What is implied probability? Here is an example, you may have noticed on sites such as oddschecker, a percentage that will always be over ‘100%’ alongside odds for two or three way market sports.
Our examples are coming from football once again here, purely because that’s what I’m most comfortable with. Obviously there are different methods and laws if we are talking about something like Horse Racing or some more individual sports like Snooker, for example. Then again, applying this to Darts is a fantastic, fantastic experiment that breeds success in my opinion.
Let’s say we’ve found ourselves a two way market, such as Draw No Bet, and Manchester City (1.53) are hosting Tottenham Hotspur (2.60).
If we bet £190 on Man City, a loss will return £0 and a win will return £290.
If we bet £100 on Spurs, a loss will return £0 and a win will return £290.
If it’s a draw, we know we take both of our stakes back so we don’t care about that possibility, we only have these two possible outcomes in mind. So, we take the amount we risk and divide it by the total payout to get the implied probability for each outcome:
Man City: £190/£290=.655 or 65.5%
Tottenham: £100/£260=.385 or 38.5%
Now a simple sum tells us that adds up to 104%, in a market we are lead to believe we have a 50% to 50% chance of winning it. That extra 4% goes in favour of the bookmaker who has a built-in edge on every single market you will come across. It’s important to understand that.

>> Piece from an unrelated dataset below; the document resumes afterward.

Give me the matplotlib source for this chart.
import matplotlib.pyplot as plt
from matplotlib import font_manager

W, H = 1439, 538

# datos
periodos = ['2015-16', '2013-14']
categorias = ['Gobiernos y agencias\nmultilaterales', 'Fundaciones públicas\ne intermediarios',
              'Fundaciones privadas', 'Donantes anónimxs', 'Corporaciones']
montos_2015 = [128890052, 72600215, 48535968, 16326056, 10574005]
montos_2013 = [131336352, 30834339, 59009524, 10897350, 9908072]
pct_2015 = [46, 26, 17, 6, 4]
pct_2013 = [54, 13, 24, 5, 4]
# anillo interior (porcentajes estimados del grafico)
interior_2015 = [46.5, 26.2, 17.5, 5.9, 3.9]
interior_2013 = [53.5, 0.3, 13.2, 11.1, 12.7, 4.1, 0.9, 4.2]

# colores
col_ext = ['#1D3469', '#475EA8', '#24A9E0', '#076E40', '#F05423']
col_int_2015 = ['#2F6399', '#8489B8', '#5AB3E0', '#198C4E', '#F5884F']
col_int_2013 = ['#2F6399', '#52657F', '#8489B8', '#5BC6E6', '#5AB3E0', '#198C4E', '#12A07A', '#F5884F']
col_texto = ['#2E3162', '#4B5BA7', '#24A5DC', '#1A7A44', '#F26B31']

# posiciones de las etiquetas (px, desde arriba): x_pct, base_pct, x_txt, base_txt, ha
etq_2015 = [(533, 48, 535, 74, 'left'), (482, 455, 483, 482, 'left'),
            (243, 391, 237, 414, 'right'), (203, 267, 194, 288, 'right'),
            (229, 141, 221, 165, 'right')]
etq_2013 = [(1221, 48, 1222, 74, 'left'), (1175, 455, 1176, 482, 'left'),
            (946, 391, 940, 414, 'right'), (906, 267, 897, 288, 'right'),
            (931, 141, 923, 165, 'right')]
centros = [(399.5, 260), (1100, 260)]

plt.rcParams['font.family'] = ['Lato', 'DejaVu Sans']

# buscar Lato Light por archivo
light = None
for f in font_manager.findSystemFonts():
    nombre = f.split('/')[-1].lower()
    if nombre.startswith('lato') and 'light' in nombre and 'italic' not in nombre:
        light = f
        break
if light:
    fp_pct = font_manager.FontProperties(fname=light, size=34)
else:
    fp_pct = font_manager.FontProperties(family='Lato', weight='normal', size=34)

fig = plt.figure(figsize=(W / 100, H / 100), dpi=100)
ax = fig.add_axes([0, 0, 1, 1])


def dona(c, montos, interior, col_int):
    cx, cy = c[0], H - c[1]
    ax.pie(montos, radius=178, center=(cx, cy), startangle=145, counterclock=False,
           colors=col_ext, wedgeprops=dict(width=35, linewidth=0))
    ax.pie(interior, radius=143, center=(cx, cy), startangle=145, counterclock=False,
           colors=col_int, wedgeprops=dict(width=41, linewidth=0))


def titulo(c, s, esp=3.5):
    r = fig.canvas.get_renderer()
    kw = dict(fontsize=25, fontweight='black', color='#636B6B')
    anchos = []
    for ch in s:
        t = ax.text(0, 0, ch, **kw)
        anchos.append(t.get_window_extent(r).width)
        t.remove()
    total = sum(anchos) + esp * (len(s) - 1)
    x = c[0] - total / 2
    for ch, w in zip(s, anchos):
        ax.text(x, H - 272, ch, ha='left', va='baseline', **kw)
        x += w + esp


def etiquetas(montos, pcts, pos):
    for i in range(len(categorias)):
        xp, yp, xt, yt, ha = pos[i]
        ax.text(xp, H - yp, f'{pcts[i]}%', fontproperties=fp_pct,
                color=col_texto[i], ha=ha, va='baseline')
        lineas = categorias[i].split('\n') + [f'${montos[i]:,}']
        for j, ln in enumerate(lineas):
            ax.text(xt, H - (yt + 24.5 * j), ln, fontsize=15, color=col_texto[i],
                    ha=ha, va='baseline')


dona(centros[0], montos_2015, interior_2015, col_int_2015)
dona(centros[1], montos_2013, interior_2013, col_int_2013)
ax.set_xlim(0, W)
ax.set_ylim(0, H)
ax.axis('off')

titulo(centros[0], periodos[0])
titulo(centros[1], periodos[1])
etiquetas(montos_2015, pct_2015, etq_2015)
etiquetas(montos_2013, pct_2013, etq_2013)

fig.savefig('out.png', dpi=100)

It’s more important to understand that when it comes to implied probability, it can be converted to percentage using a simple table even. Here is that very table:
|Decimal Odds||Fractional Odds||Implied Probability|
Let’s use an upcoming Premier League game as an example that demonstrates exactly why betting on football is about betting on good value, and not betting on winners alone. I know it’s hard, but to bet on value you sometimes have to eliminate who is or isn’t the better team and look at a game from a pure, statistical point of view.
In our example here, Everton hosted Liverpool on Monday, 19th December. And the odds were as follows: Everton 4.00, Draw 3.75, Liverpool 1.90. Based on the odds, bookmakers are telling us that the probability of an Everton win is 25%, the draw is 26.67% and Liverpool 52.63%. Again, that adds up to 104.3%, so we can see that bookmaker edge.
It also tells that Liverpool winning the game, in a three-way market, is a 50-50 toss-up. There’s in fact a better chance of Liverpool winning than Everton winning or drawing, if we are to believe the bookmakers.
If we look at Liverpool’s away form, we can see they’ve won five of their nine away games, which gives us a 55% win rate. That’s somewhat in keeping with what the bookmakers are telling us, right?
If we look at Everton’s home form, we can see that they’ve not lost a single game at home this season. They’ve won four of eight which gives us a 50% win rate, already 25% more than what the bookmakers are telling us, but we could always look to the Asian handicap here and believe we have created a solid bet. If we want to bet on value, then we’ve established Everton are a much likelier winner than the odds are telling us. We can assume there’s value.
We will of course naturally want to consider the fact that we see Liverpool as a better team, but they have to lose at some stage this season, so why not today? This is only looking at implied probability and how to use that in the simplest of forms, but even the example we’ve just looked at is enough to justify a small bet on Everton with the chance of a greater return.
Now there are methods and there is math to go into much greater detail here, but we don’t want to do that. We’re covering the basics of some need to know things here with the hope that it not only immediately improves your basic level of knowledge, but it entices you to go out there and improve your understanding as much as possible, to educate yourself, and to give yourself the best possible chance of taking away their edge and creating your own!